Is RBI's Decision to Hold Repo Rate at 5.5% Wise Amid Global Uncertainties?

Synopsis
Key Takeaways
- RBI maintains repo rate at 5.5%.
- Current global economic uncertainties have influenced this decision.
- Projected inflation stands at 3.7%.
- Economic growth is stable at 6.5%.
- GST is a structural reform, not a direct factor in interest rates.
New Delhi, Oct 1 (NationPress) The Reserve Bank of India’s (RBI) choice to keep the repo rate steady at 5.5 percent is considered wise and sensible amid the ongoing global economic turbulence, as stated by economist Dr. Manoranjan Sharma on Wednesday.
In an interview with IANS, Dr. Sharma mentioned that the majority of economists had foreseen this stability in the October monetary policy, especially in light of the persistent Israel-Hamas conflict in the Middle East, the ongoing Russia-Ukraine war, and the ramifications of US tariffs.

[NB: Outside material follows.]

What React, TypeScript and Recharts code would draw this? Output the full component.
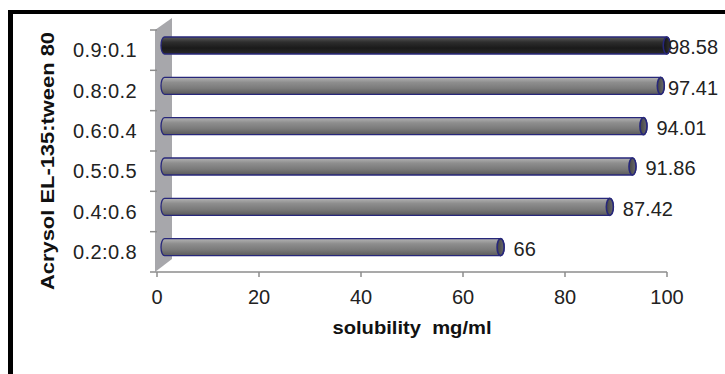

He remarked, “Crude oil prices are fluctuating, and the country’s growth rate is at 6.5 percent. In this context, the RBI’s decision appears well-thought-out.”
Dr. Sharma further emphasized that the RBI’s monetary policy choices are not directly tied to GST. “Interest rates are determined by the central bank based on broader economic circumstances. GST represents a structural reform that is poised to enhance consumption and foster growth,” he added.
The economist anticipates that India’s inflation will stabilize around 3.7 percent this financial year, a figure he considers manageable given India's status as the world's fastest-growing economy.
According to the policy announcement, the RBI has opted to keep the repo rate unchanged at 5.50 percent and has maintained its monetary policy stance as “neutral.” The Standing Deposit Facility (SDF) continues to remain at 5.25 percent, while the Marginal Standing Facility (MSF) is at 5.75 percent.
RBI Governor Sanjay Malhotra, during his policy address, underscored that the economy is showing strong performance, with inflation decreasing due to favorable monsoon conditions. He also noted that GST rate reductions have bolstered consumption and accelerated growth.
This marks the second consecutive occasion that the RBI has opted to keep the repo rate steady, following a similar decision in the August MPC meeting. Since the start of 2025, the central bank has, however, decreased the repo rate by a total of 1 percentage point - with cuts of 25 basis points each in February and April, followed by a larger 50 basis points cut in June.